Sunday, April 24, 2011

Easter 2011

I was so busy with Lee and everything else that I almost forgot about Easter this year.. Luckily I had bought dresses for the girls way back in the beginning of March so I at least had that taken care of. Girls and I got invited to an Easter Egg Hunt for today at my cousin's house. We went and had a great time after a really brief crying jag on my Aunt's shoulder when she asked me how I really am doing and I got hit by a wave of emotion that I couldn't ignore. The girls had a great time and that's what mattered most. That is that they have great memories of the fun that they had today. Very thankful that we had that to look forward to and do today.

Yesterday my work had a Community Egg Hunt at the park near my mom's house. We arrived a little wet (it was raining) and a few minutes late and wound up missing the entire hunt itself. Somehow 5000 eggs were all snatched up in mere moments. Thankfully we ran into some friends that were willing to share their eggs with us. My boss made sure that the girls got a few more eggs each and we left with quite a few pink and green balloons to play with at Grandma's house. I guess we'll try again next year. We did get a picture or two with the Easter Bunny and a reporter for the local paper took our picture too.

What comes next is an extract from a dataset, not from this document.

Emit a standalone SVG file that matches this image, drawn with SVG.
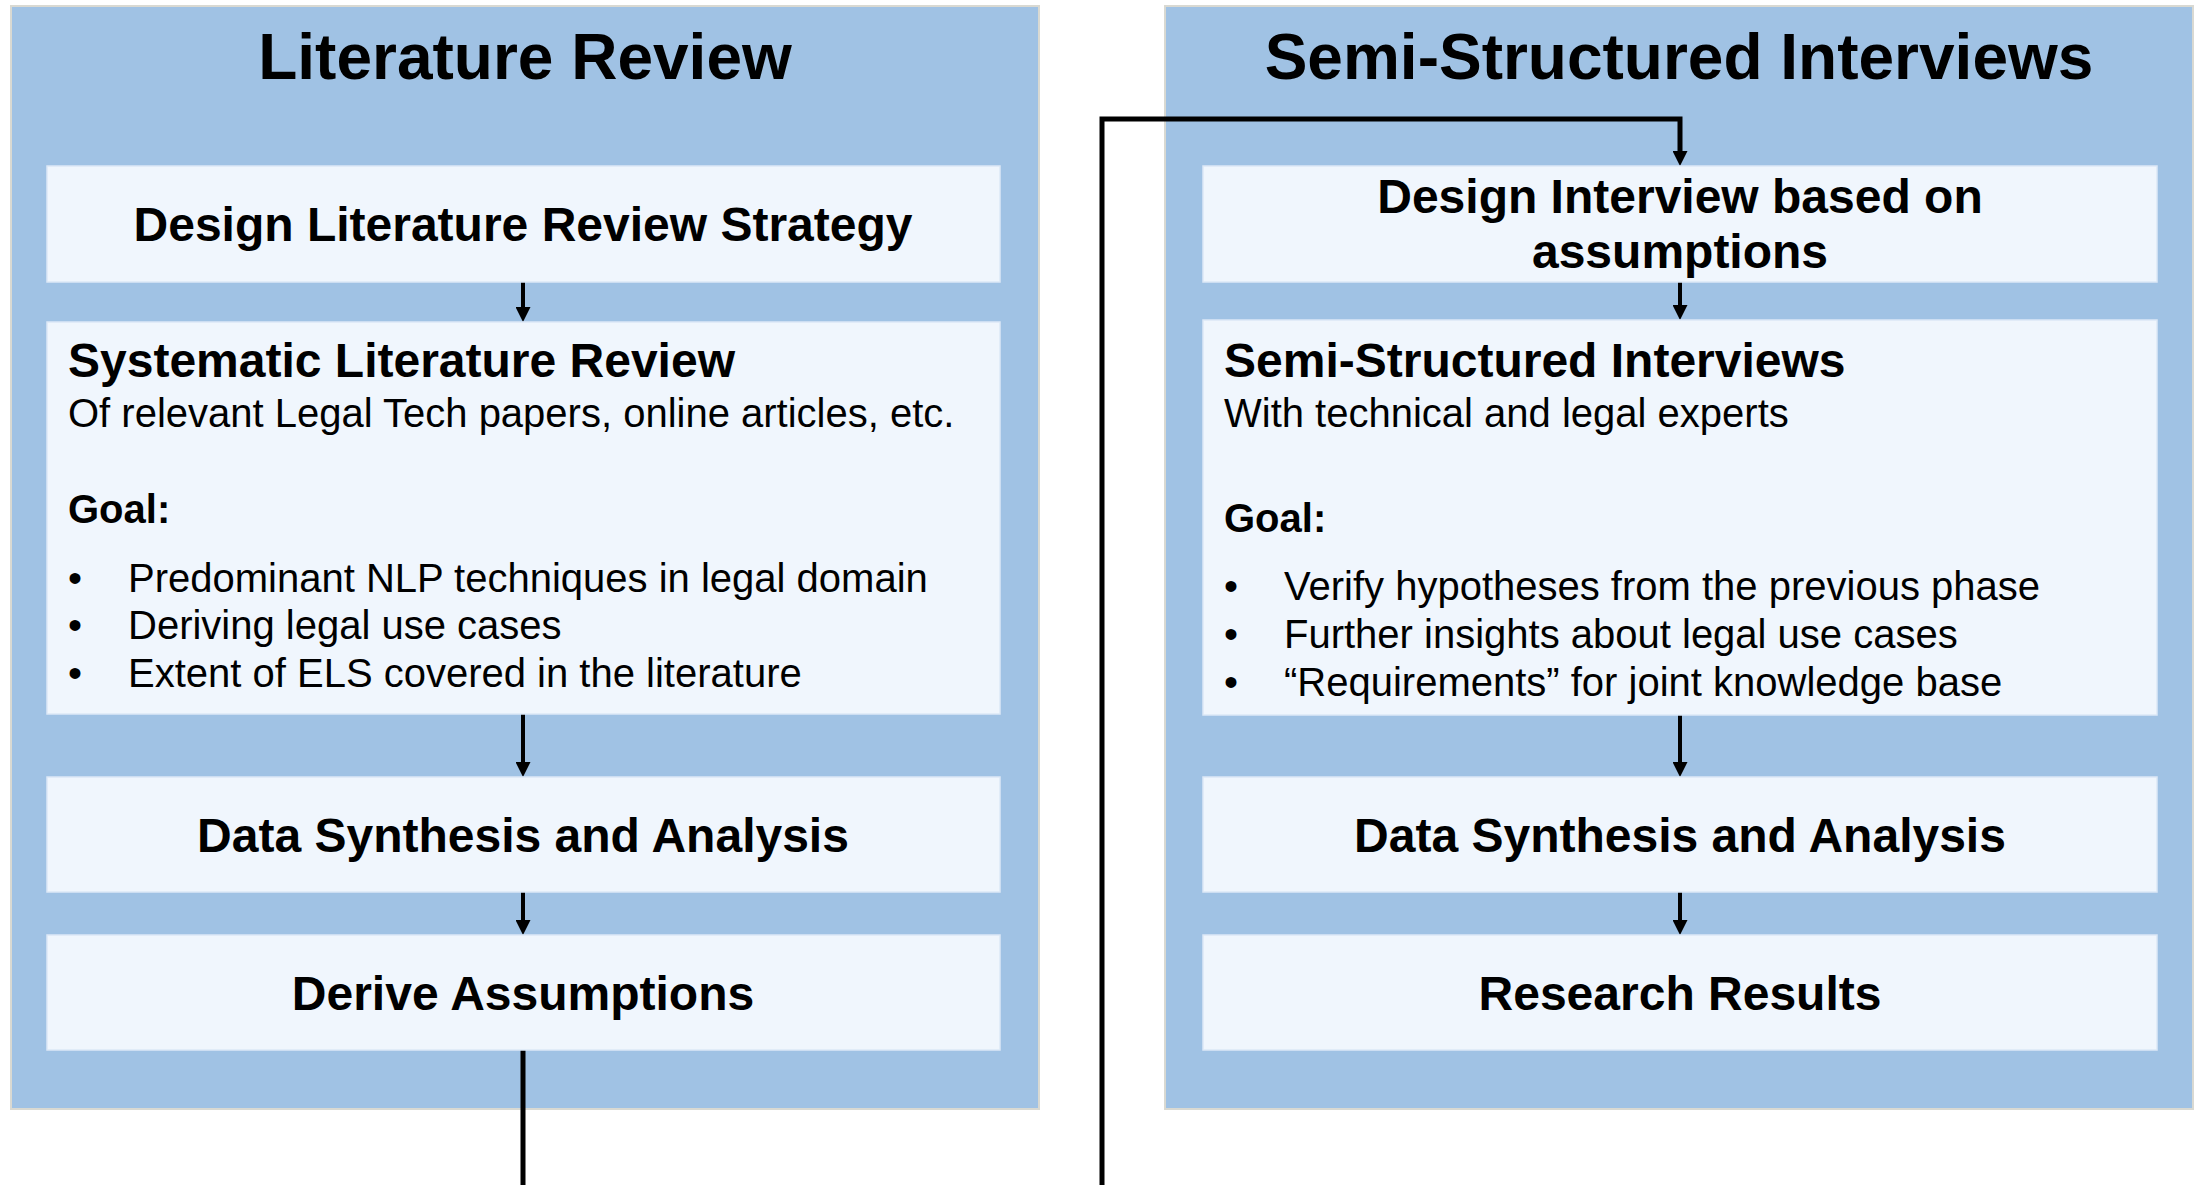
<svg xmlns="http://www.w3.org/2000/svg" width="2199" height="1185" viewBox="0 0 2199 1185">
<defs>
<style>
.panel{fill:#a0c2e4;stroke:#d9d9d2;stroke-width:2}
.box{fill:#f0f6fd;stroke:#dce8f6;stroke-width:1.5}
text{font-family:"Liberation Sans",Arial,Helvetica,sans-serif;fill:#000}
.ptitle{font-size:64px;font-weight:bold;text-anchor:middle}
.btitle{font-size:48px;font-weight:bold}
.c{text-anchor:middle}
.body{font-size:40px}
.bold{font-weight:bold}
.conn{fill:none;stroke:#000;stroke-width:4}
.long{stroke-width:5}
</style>
<marker id="arr" viewBox="0 0 15 15" refX="7" refY="7.5" markerWidth="15" markerHeight="15" markerUnits="userSpaceOnUse" orient="auto">
<path d="M0,0 L15,7.5 L0,15 Z" fill="#000"/>
</marker>
</defs>
<rect width="2199" height="1185" fill="#fff"/>
<g id="panel-literature-review">
<rect class="panel" x="11" y="6" width="1028" height="1103"/>
<text class="ptitle" x="525" y="79">Literature Review</text>
</g>
<g id="panel-semi-structured-interviews">
<rect class="panel" x="1165" y="6" width="1028" height="1103"/>
<text class="ptitle" x="1679" y="79">Semi-Structured Interviews</text>
</g>
<g id="connectors">
<path class="conn" d="M523,282 V314" marker-end="url(#arr)"/>
<path class="conn" d="M523,714 V769" marker-end="url(#arr)"/>
<path class="conn" d="M523,892 V927" marker-end="url(#arr)"/>
<path class="conn" d="M1680,282 V312" marker-end="url(#arr)"/>
<path class="conn" d="M1680,715 V769" marker-end="url(#arr)"/>
<path class="conn" d="M1680,892 V927" marker-end="url(#arr)"/>
<path class="conn long" d="M523,1050 V1200 H1102 V119 H1680 V158" marker-end="url(#arr)"/>
</g>
<g id="lr-design">
<rect class="box" x="47" y="166" width="953" height="116"/>
<text class="btitle c" x="523" y="241">Design Literature Review Strategy</text>
</g>
<g id="lr-slr">
<rect class="box" x="47" y="322" width="953" height="392"/>
<text class="btitle" x="68" y="377">Systematic Literature Review</text>
<text class="body" x="68" y="427">Of relevant Legal Tech papers, online articles, etc.</text>
<text class="body bold" x="68" y="523">Goal:</text>
<text class="body" x="68" y="592">•</text><text class="body" x="128" y="592">Predominant NLP techniques in legal domain</text>
<text class="body" x="68" y="639">•</text><text class="body" x="128" y="639">Deriving legal use cases</text>
<text class="body" x="68" y="687">•</text><text class="body" x="128" y="687">Extent of ELS covered in the literature</text>
</g>
<g id="lr-synthesis">
<rect class="box" x="47" y="777" width="953" height="115"/>
<text class="btitle c" x="523" y="852">Data Synthesis and Analysis</text>
</g>
<g id="lr-assumptions">
<rect class="box" x="47" y="935" width="953" height="115"/>
<text class="btitle c" x="523" y="1010">Derive Assumptions</text>
</g>
<g id="ssi-design">
<rect class="box" x="1203" y="166" width="954" height="116"/>
<text class="btitle c" x="1680" y="213">Design Interview based on</text>
<text class="btitle c" x="1680" y="268">assumptions</text>
</g>
<g id="ssi-interviews">
<rect class="box" x="1203" y="320" width="954" height="395"/>
<text class="btitle" x="1224" y="377">Semi-Structured Interviews</text>
<text class="body" x="1224" y="427">With technical and legal experts</text>
<text class="body bold" x="1224" y="532">Goal:</text>
<text class="body" x="1224" y="600">•</text><text class="body" x="1284" y="600">Verify hypotheses from the previous phase</text>
<text class="body" x="1224" y="648">•</text><text class="body" x="1284" y="648">Further insights about legal use cases</text>
<text class="body" x="1224" y="696">•</text><text class="body" x="1284" y="696">“Requirements” for joint knowledge base</text>
</g>
<g id="ssi-synthesis">
<rect class="box" x="1203" y="777" width="954" height="115"/>
<text class="btitle c" x="1680" y="852">Data Synthesis and Analysis</text>
</g>
<g id="ssi-results">
<rect class="box" x="1203" y="935" width="954" height="115"/>
<text class="btitle c" x="1680" y="1010">Research Results</text>
</g>
</svg>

Now that Easter is over, I'm looking forward to a week that will hopefully keep me busy enough to not dwell on the shoulda, woulda, couldas that float into my brain at a moment's notice and make me sad and mad at the same time. I head back to the toy shop on Thursday and am looking forward to it. Nights are really hard for me right now. I'm not totally good at being alone for too long yet with the girls but I'm hoping to get back to something resembling 'normal' soon enough. In the meantime it's all about keeping me and the girls busy.

Thursday, April 21, 2011

Been awhile

I've been extremely busy with other stuff... most of it had to do with Lee.
He passed away on April 11th and I haven't been myself since. I did have a CarePages page for him but I've decided to stop posting there. I'll keep it up so that I can read it whenever I want to. The link there is http://www.carepages.com/carepages/OurDaddy .

The girls and I are doing the best that you can expect at the moment. There are lots of tears from all 3 of us.. Lily has not been having a good day today.. she's been really clingy and whiny. Not a good combo when I'm not feeling too confident in myself and my abilities yet. I need to keep myself going though. I have to stay strong and find my new balance for myself and my girls. That is what Lee would have wanted.

Saturday, April 9, 2011

Untitled for a reason

You all know that I tend to ramble and today is going to be no different.

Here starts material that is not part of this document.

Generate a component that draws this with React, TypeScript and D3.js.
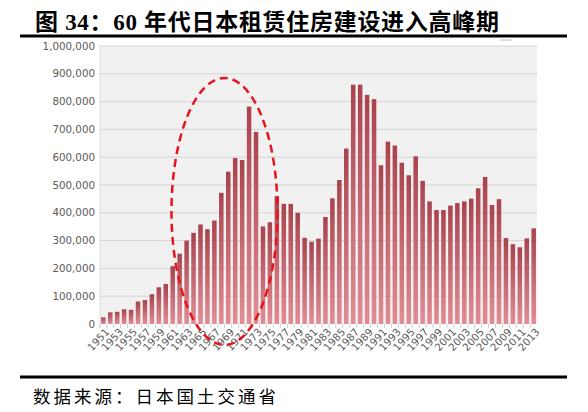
import { useMemo } from 'react';
import * as d3 from 'd3';

const title = '图 34：60 年代日本租赁住房建设进入高峰期';
const source = '数据来源：日本国土交通省';

const years = [
  1951, 1952, 1953, 1954, 1955, 1956, 1957, 1958, 1959, 1960,
  1961, 1962, 1963, 1964, 1965, 1966, 1967, 1968, 1969, 1970,
  1971, 1972, 1973, 1974, 1975, 1976, 1977, 1978, 1979, 1980,
  1981, 1982, 1983, 1984, 1985, 1986, 1987, 1988, 1989, 1990,
  1991, 1992, 1993, 1994, 1995, 1996, 1997, 1998, 1999, 2000,
  2001, 2002, 2003, 2004, 2005, 2006, 2007, 2008, 2009, 2010,
  2011, 2012, 2013,
];

const rentalStarts = [
  24000, 42000, 44000, 53000, 51000, 81000, 86000, 107000, 132000, 144000,
  208000, 253000, 300000, 328000, 358000, 341000, 372000, 472000, 548000, 597000,
  590000, 782000, 691000, 351000, 366000, 460000, 432000, 432000, 400000, 310000,
  296000, 307000, 385000, 452000, 518000, 631000, 861000, 861000, 824000, 809000,
  571000, 656000, 642000, 580000, 535000, 603000, 515000, 441000, 410000, 410000,
  426000, 435000, 441000, 451000, 488000, 529000, 428000, 449000, 309000, 287000,
  276000, 308000, 344000,
];

const yTicks = [0, 100000, 200000, 300000, 400000, 500000, 600000, 700000, 800000, 900000, 1000000];

const W = 588;
const H = 412;
const margin = { top: 46, right: 51, bottom: 88, left: 100 };

export default function App() {
  const innerW = W - margin.left - margin.right;
  const innerH = H - margin.top - margin.bottom;

  const x = useMemo(
    () => d3.scaleBand<number>().domain(years).range([0, innerW]).paddingInner(0.35).paddingOuter(0.15),
    [innerW],
  );
  const y = useMemo(() => d3.scaleLinear().domain([0, 1000000]).range([innerH, 0]), [innerH]);
  const fmt = d3.format(',');

  // highlighted 1960s period
  const ellipseCx = x(1965)! + x.bandwidth() / 2 + 24;
  const ellipseCy = y(405000);
  const ellipseRx = 53;
  const ellipseRy = y(0) - y(480000);

  return (
    <svg
      width={W}
      height={H}
      style={{ position: 'absolute', left: 0, top: 0, background: '#fff' }}
    >
      <defs>
        <linearGradient id="barGrad" x1="0" y1="0" x2="0" y2="1">
          <stop offset="0%" stopColor="#a9434d" />
          <stop offset="100%" stopColor="#e28c94" />
        </linearGradient>
      </defs>

      <text
        x={35}
        y={30}
        fontFamily="'Liberation Serif', 'Noto Sans CJK SC'"
        fontWeight="bold"
        fontSize={23}
        letterSpacing={0.7}
        fill="#000"
      >
        {title}
      </text>
      <line x1={20} x2={567} y1={36} y2={36} stroke="#000" strokeWidth={3} />
      <line x1={500} x2={512} y1={40} y2={40} stroke="#bbb" strokeWidth={1} />

      <g transform={`translate(${margin.left},${margin.top})`}>
        <rect x={0} y={0} width={innerW} height={innerH} fill="#f1f1f1" />
        {yTicks.map((t) => (
          <g key={t} transform={`translate(0,${y(t)})`}>
            {t > 0 && <line x1={0} x2={innerW} stroke="#d4d4d4" strokeWidth={1} />}
            <text
              x={-5}
              dy="0.35em"
              textAnchor="end"
              fontFamily="'DejaVu Sans'"
              fontSize={10.3}
              fill="#5a5a5a"
            >
              {fmt(t)}
            </text>
          </g>
        ))}
        <line x1={0} x2={0} y1={0} y2={innerH} stroke="#ddd" />

        {years.map((yr, i) => (
          <rect
            key={yr}
            x={x(yr)}
            y={y(rentalStarts[i])}
            width={x.bandwidth()}
            height={innerH - y(rentalStarts[i])}
            fill="url(#barGrad)"
          />
        ))}

        {years.map((yr) => (
          <line
            key={`t${yr}`}
            x1={x(yr)! - (x.step() - x.bandwidth()) / 2}
            x2={x(yr)! - (x.step() - x.bandwidth()) / 2}
            y1={innerH}
            y2={innerH + 4}
            stroke="#ccc"
          />
        ))}

        {years
          .filter((yr) => (yr - 1951) % 2 === 0)
          .map((yr) => {
            const cx = x(yr)! + x.bandwidth() / 2 + 4;
            const cy = innerH + 6;
            return (
              <text
                key={`l${yr}`}
                transform={`translate(${cx},${cy}) rotate(-47)`}
                textAnchor="end"
                dy="0.35em"
                fontFamily="'DejaVu Sans'"
                fontSize={10.3}
                fill="#5a5a5a"
              >
                {yr}
              </text>
            );
          })}

        <ellipse
          cx={ellipseCx}
          cy={ellipseCy}
          rx={ellipseRx}
          ry={ellipseRy}
          fill="none"
          stroke="#e8141c"
          strokeWidth={2.5}
          strokeDasharray="8,5"
        />
      </g>

      <line x1={20} x2={567} y1={377} y2={377} stroke="#000" strokeWidth={3} />
      <text
        x={33}
        y={403}
        fontFamily="'Noto Sans CJK SC'"
        fontSize={17.5}
        letterSpacing={3}
        fill="#000"
      >
        {source}
      </text>
    </svg>
  );
}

I've been dealing with quite a bit as of late. Most of my friends and family know the news already. Lee is dying. My wonderful husband of almost 12 years is laying in a bed at a Hospice dying. Our relationship (all 18 years) has seen more ups and downs than the stock market at times. I still love and care for Lee more than anyone will ever understand. I am going to miss him something awful and the girls I know will be very upset also. My world is getting much smaller on a daily basis. I am lucky to have so many people in our lives that care and will be there for us no matter what.